My work on the project was not my best, nor was my conduct as a person. It didn’t feel right, but I seemed to be stuck in it, until the new boss called me into her office one afternoon.
“I heard such wonderful things about your guidance and leadership,” she said. “Leah’s got great inspiration and creativity, but she needs help on the technical, nuts and bolts planning and roll-out side and I hoped you’d get inspired by her idea and guide the project’s structure. Is she not listening to you on that? Because I’m not seeing it.”
Ms. Safier looked at me straight on, and I knew that she knew I was slacking. My pride was keeping me from fulfilling my responsibilities to my company and client and from seeing good ideas in others. Didn’t I owe them, myself and HaShem better? Was this a one-time thing, or was it how I lived my life in general? Did I give my kids’ perspectives as much weight as I gave my own? Was I that mother or mother-in-law who always had to be right? Did I accept when someone pointed out a possible improvement or did I pull back from them?

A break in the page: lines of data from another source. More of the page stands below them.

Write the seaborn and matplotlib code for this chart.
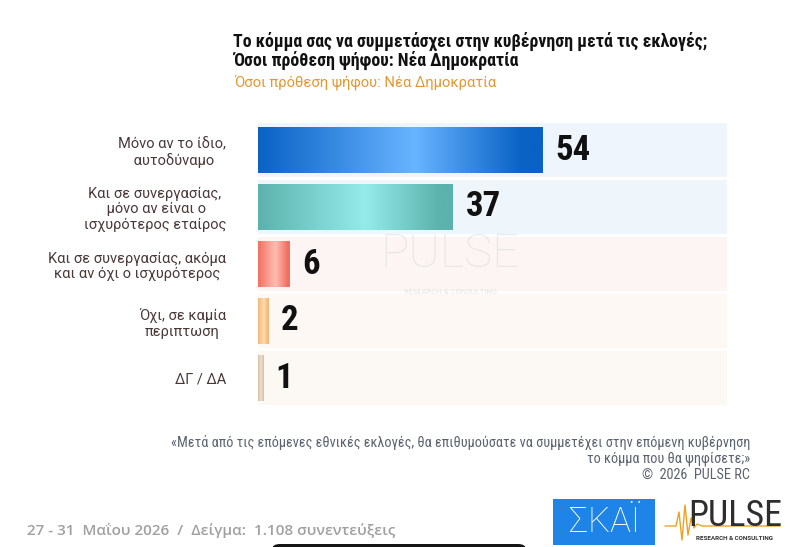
import numpy as np
import pandas as pd
import matplotlib
matplotlib.use("Agg")
import matplotlib.pyplot as plt
import seaborn as sns
from matplotlib import font_manager
from matplotlib.colors import LinearSegmentedColormap
from matplotlib.patches import Rectangle, FancyBboxPatch
from matplotlib.lines import Line2D

# ---------------- data ----------------
categories = [
    "Μόνο αν το ίδιο,\n αυτοδύναμο",
    "Και σε συνεργασίας,\n μόνο αν είναι ο\nισχυρότερος εταίρος",
    "Και σε συνεργασίας, ακόμα\nκαι αν όχι ο ισχυρότερος",
    "Όχι, σε καμία\nπεριπτωση",
    "ΔΓ / ΔΑ",
]
values = [54, 37, 6, 2, 1]
track_value = 89

title_line1 = "Το κόμμα σας να συμμετάσχει στην κυβέρνηση μετά τις εκλογές;"
title_line2 = "Όσοι πρόθεση ψήφου: Νέα Δημοκρατία"
subtitle = "Όσοι πρόθεση ψήφου: Νέα Δημοκρατία"
note_lines = [
    "«Μετά από τις επόμενες εθνικές εκλογές, θα επιθυμούσατε να συμμετέχει στην επόμενη κυβέρνηση",
    "το κόμμα που θα ψηφίσετε;»",
    "©  2026  PULSE RC",
]
footer = "27 - 31  Μαΐου 2026  /  Δείγμα:  1.108 συνεντεύξεις"

# ---------------- styles ----------------
bar_edge_colors = ["#0a62c4", "#5cb2ac", "#f1705f", "#f3b676", "#d4bea6"]
bar_mid_colors = ["#68b4ff", "#95ebea", "#ffbdb3", "#ffdcae", "#efe2d4"]
track_colors = ["#eef5fc", "#eff6fb", "#fdf5f3", "#fdf8f3", "#fcf9f5"]

sns.set_theme(style="white")
available = {f.name for f in font_manager.fontManager.ttflist}


def pick(*names):
    for n in names:
        if n in available:
            return n
    return "DejaVu Sans"


COND = pick("Liberation Sans Narrow", "Roboto Condensed", "Open Sans Condensed", "DejaVu Sans")
REG = pick("Roboto", "Noto Sans", "DejaVu Sans")
OPEN = pick("Open Sans", "Noto Sans", "DejaVu Sans")
plt.rcParams["font.family"] = [REG, "DejaVu Sans"]

W, H = 798, 547
fig = plt.figure(figsize=(W / 100, H / 100), dpi=100, facecolor="white")


def fx(px):
    return px / W


def fy(py):
    return 1 - py / H


ax = fig.add_axes([fx(258), fy(406.5), fx(727) - fx(258), fy(121.5) - fy(406.5)])

df = pd.DataFrame({"cat": categories, "val": values, "track": [track_value] * len(values)})

# background tracks
sns.barplot(data=df, x="track", y="cat", hue="cat", palette=track_colors,
            width=0.95, legend=False, ax=ax, saturation=1, linewidth=0)
n_track = len(ax.patches)
# value bars
sns.barplot(data=df, x="val", y="cat", hue="cat", palette=bar_edge_colors,
            width=0.8, legend=False, ax=ax, saturation=1, linewidth=0)
bar_patches = ax.patches[n_track:]

ax.set_xlim(0, track_value)
ax.set_ylim(len(categories) - 0.5, -0.5)

# gradient fill inside each bar
grad = np.linspace(0, 1, 256)
for p, c0, c1 in zip(bar_patches, bar_edge_colors, bar_mid_colors):
    cmap = LinearSegmentedColormap.from_list(
        "g", [(0, c0), (0.55, c1), (0.93, c0), (1, c0)])
    x0, y0, w, h = p.get_x(), p.get_y(), p.get_width(), p.get_height()
    im = ax.imshow(grad[None, :], cmap=cmap, aspect="auto",
                   extent=(x0, x0 + w, y0 + h, y0), zorder=3, interpolation="bicubic")
    im.set_clip_path(p)
ax.set_xlim(0, track_value)
ax.set_ylim(len(categories) - 0.5, -0.5)

# value labels
for i, v in enumerate(values):
    ax.annotate(str(v), xy=(v, i), xytext=(9, 0), textcoords="offset points",
                ha="left", va="center", fontsize=25, fontweight="bold",
                family=[COND, "DejaVu Sans"], color="#111111", zorder=5)

# axes cosmetics
for s in ax.spines.values():
    s.set_visible(False)
ax.set_xticks([])
ax.set_xlabel("")
ax.set_ylabel("")
ax.tick_params(axis="y", length=0, pad=23)
ax.set_yticks(range(len(categories)))
ax.set_yticklabels(categories, fontsize=10.5, color="#4a3838", multialignment="center",
                   linespacing=1.15)
ax.set_facecolor("none")

# watermark
ax.text(0.41, 0.535, "PULSE", transform=ax.transAxes, fontsize=34, color="#d6d6d6",
        alpha=0.5, ha="center", va="center", family=[REG], fontweight="light", zorder=4)
ax.text(0.41, 0.40, "RESEARCH & CONSULTING", transform=ax.transAxes, fontsize=5.5,
        color="#d6d6d6", alpha=0.6, ha="center", va="center", zorder=4)

# titles
fig.text(fx(233), fy(41), title_line1, fontsize=12.8, fontweight="bold",
         family=[COND, "DejaVu Sans"], color="#111111", va="center", ha="left")
fig.text(fx(233), fy(60), title_line2, fontsize=12.8, fontweight="bold",
         family=[COND, "DejaVu Sans"], color="#111111", va="center", ha="left")
fig.text(fx(234), fy(82), subtitle, fontsize=10.6, family=[REG, "DejaVu Sans"],
         color="#e8952e", va="center", ha="left")

# note
for k, line in enumerate(note_lines):
    fig.text(fx(750), fy(442 + 16.5 * k), line, fontsize=10.3, color="#5a6470",
             family=[COND, "DejaVu Sans"], ha="right", va="center")

# footer
fig.text(fx(27), fy(530), footer, fontsize=11, color="#a0a0a0", fontweight="semibold",
         family=[OPEN, "DejaVu Sans"], ha="left", va="center")

# SKAI logo
fig.patches.append(Rectangle((fx(553), fy(545)), fx(655) - fx(553), fy(499) - fy(545),
                             transform=fig.transFigure, facecolor="#1e84e8", edgecolor="none"))
fig.text(fx(604), fy(522), "ΣΚΑΪ", fontsize=25, color="white", ha="center", va="center",
         family=[REG], fontweight="light")

# PULSE logo
fig.text(fx(735), fy(516), "PULSE", fontsize=26, color="#2e2e2e", ha="center", va="center",
         family=[COND, "DejaVu Sans"])
fig.text(fx(735), fy(538), "RESEARCH & CONSULTING", fontsize=4.5, color="#333333",
         ha="center", va="center", fontweight="bold")
hb_x = [665, 676, 679, 682, 685, 688, 691, 694, 697, 702, 780]
hb_y = [526, 526, 512, 540, 505, 535, 518, 528, 524, 526, 526]
fig.lines.append(Line2D([fx(v) for v in hb_x], [fy(v) for v in hb_y],
                        transform=fig.transFigure, color="#f0a020", linewidth=1.0))

# dark shape at bottom edge
fig.patches.append(FancyBboxPatch((fx(272), fy(552)), fx(526) - fx(272), fy(544) - fy(552),
                                  boxstyle="round,pad=0,rounding_size=0.01",
                                  transform=fig.transFigure, facecolor="#151515",
                                  edgecolor="none"))

fig.savefig("out.png", dpi=100, facecolor="white")
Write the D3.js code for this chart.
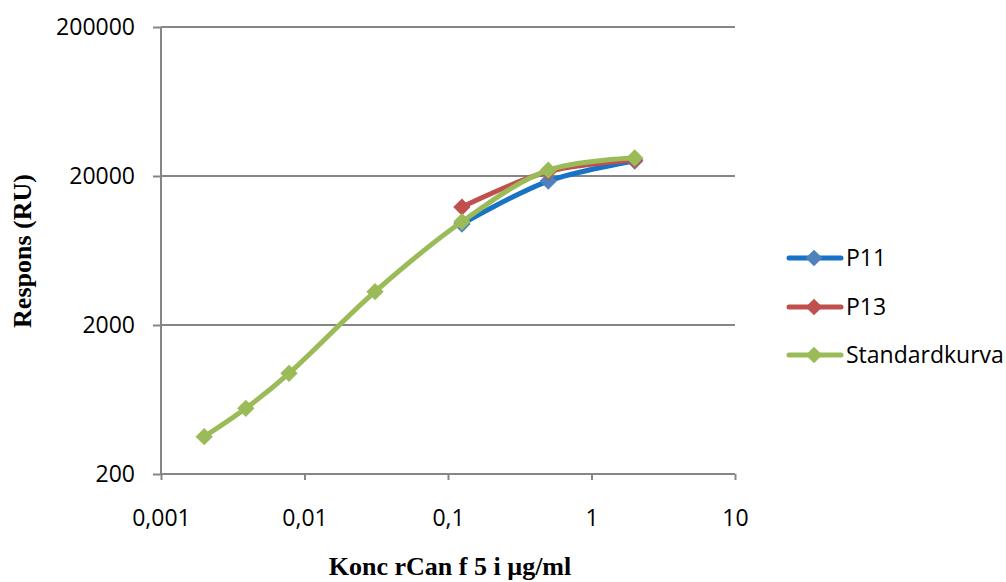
<!DOCTYPE html>
<html>
<head>
<meta charset="utf-8">
<script src="https://cdn.jsdelivr.net/npm/d3@7"></script>
<style>
  html, body { margin: 0; padding: 0; background: #fff; }
  svg { display: block; }
</style>
</head>
<body>
<svg id="chart" width="1006" height="582"></svg>
<script>
// Concentration (µg/ml) for each dilution step
const concStd = [0.002, 0.0039, 0.0078, 0.031, 0.125, 0.5, 2];
const concSample = [0.125, 0.5, 2];

// Response (RU)
const standardkurva = [356, 552, 948, 3346, 9866, 21900, 26400];
const p11 = [9520, 18500, 25200];
const p13 = [12380, 21440, 25600];

const xTicks = [0.001, 0.01, 0.1, 1, 10];
const xTickLabels = ["0,001", "0,01", "0,1", "1", "10"];
const yTicks = [200, 2000, 20000, 200000];
const yTickLabels = ["200", "2000", "20000", "200000"];

const seriesNames = ["P11", "P13", "Standardkurva"];

const series = [
  { name: seriesNames[0], x: concSample, y: p11, line: "#1872C6", marker: "#4F81BD" },
  { name: seriesNames[1], x: concSample, y: p13, line: "#C0504D", marker: "#C0504D" },
  { name: seriesNames[2], x: concStd, y: standardkurva, line: "#9BBB59", marker: "#9BBB59" }
];

const svg = d3.select("#chart");
const plot = { left: 161, right: 735, top: 27, bottom: 474 };

const x = d3.scaleLog().domain([0.001, 10]).range([plot.left, plot.right]);
const y = d3.scaleLog().domain([200, 200000]).range([plot.bottom, plot.top]);

const axisColor = "#868686";
const tickFont = "'Open Sans', 'Liberation Sans', sans-serif";

// Horizontal gridlines
svg.append("g")
  .selectAll("line")
  .data(yTicks.slice(1))
  .join("line")
  .attr("x1", plot.left).attr("x2", plot.right)
  .attr("y1", d => y(d)).attr("y2", d => y(d))
  .attr("stroke", axisColor).attr("stroke-width", 2);

// Y axis
const yAxis = d3.axisLeft(y)
  .tickValues(yTicks)
  .tickFormat((d, i) => yTickLabels[i])
  .tickSize(8)
  .tickPadding(18);
const gy = svg.append("g").attr("transform", `translate(${plot.left},0)`).call(yAxis);
gy.select(".domain").attr("stroke", axisColor).attr("stroke-width", 2)
  .attr("d", `M0,${plot.top}V${plot.bottom}`);
gy.selectAll(".tick line").attr("stroke", axisColor).attr("stroke-width", 2);
gy.selectAll(".tick text")
  .attr("fill", "#000")
  .style("font-family", tickFont)
  .style("font-size", "23px");

// X axis
const xAxis = d3.axisBottom(x)
  .tickValues(xTicks)
  .tickFormat((d, i) => xTickLabels[i])
  .tickSize(6)
  .tickPadding(30);
const gx = svg.append("g").attr("transform", `translate(0,${plot.bottom})`).call(xAxis);
gx.select(".domain").attr("stroke", axisColor).attr("stroke-width", 2)
  .attr("d", `M${plot.left},0H${plot.right}`);
gx.selectAll(".tick line").attr("stroke", axisColor).attr("stroke-width", 2);
gx.selectAll(".tick text")
  .attr("fill", "#000")
  .style("font-family", tickFont)
  .style("font-size", "23px");

// Axis titles
svg.append("text")
  .attr("x", 450).attr("y", 575)
  .attr("text-anchor", "middle")
  .style("font-family", "'Liberation Serif', 'Times New Roman', serif")
  .style("font-weight", "bold")
  .style("font-size", "26px")
  .text("Konc rCan f 5 i µg/ml");

svg.append("text")
  .attr("transform", "translate(31,251) rotate(-90)")
  .attr("text-anchor", "middle")
  .style("font-family", "'Liberation Serif', 'Times New Roman', serif")
  .style("font-weight", "bold")
  .style("font-size", "26px")
  .text("Respons (RU)");

// Diamond marker (square rotated 45°)
const diamond = d3.symbol().type(d3.symbolSquare).size(150);

const line = d3.line()
  .x(d => x(d[0]))
  .y(d => y(d[1]))
  .curve(d3.curveCatmullRom.alpha(0.5));

series.forEach(s => {
  const pts = s.x.map((v, i) => [v, s.y[i]]);
  const g = svg.append("g");
  g.append("path")
    .datum(pts)
    .attr("d", line)
    .attr("fill", "none")
    .attr("stroke", s.line)
    .attr("stroke-width", 5)
    .attr("stroke-linecap", "round")
    .attr("stroke-linejoin", "round");
  g.selectAll("path.m")
    .data(pts)
    .join("path")
    .attr("class", "m")
    .attr("d", diamond)
    .attr("transform", d => `translate(${x(d[0])},${y(d[1])}) rotate(45)`)
    .attr("fill", s.marker);
});

// Legend
const legend = svg.append("g");
const legendRows = [258, 307, 355];
series.forEach((s, i) => {
  const ly = legendRows[i];
  legend.append("line")
    .attr("x1", 789).attr("x2", 841)
    .attr("y1", ly).attr("y2", ly)
    .attr("stroke", s.line)
    .attr("stroke-width", 5)
    .attr("stroke-linecap", "round");
  legend.append("path")
    .attr("d", d3.symbol().type(d3.symbolSquare).size(140))
    .attr("transform", `translate(814,${ly}) rotate(45)`)
    .attr("fill", s.marker);
  legend.append("text")
    .attr("x", 846).attr("y", ly)
    .attr("dy", "0.36em")
    .style("font-family", tickFont)
    .style("font-size", "23px")
    .attr("fill", "#000")
    .text(s.name);
});
</script>
</body>
</html>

A week later, I determined that I wasn’t horrible but I had a lot to learn. I’ve been working on being positive about the work project, and have begun to learn from some very astute aspects of Layala’s ideas. I’ve also been trying to remember to listen to others more and let in possibilities other than my instincts, especially from people who I think would know less than I do. It’s really hard, but I’m pushing forward. I don’t need to always be seen as the most knowledgeable; if HaShem’s happy with me, I’m all set. He put me in this world and in these specific settings to see the best in all His creations, and to grow.
Discussion Question Options:
In what ways are typical, everyday people prone to be arrogant?
How is overconfidence related to insecurity? How does it damage us and others?
What do we need to develop in order to see in ourselves potential for growth instead of weakness? How can we see others’ strengths as a way to help us grow instead of a threat?
Stretch of the Week:
Accept feedback or new ideas from another person as an opportunity to grow instead of viewing it as unwanted criticism.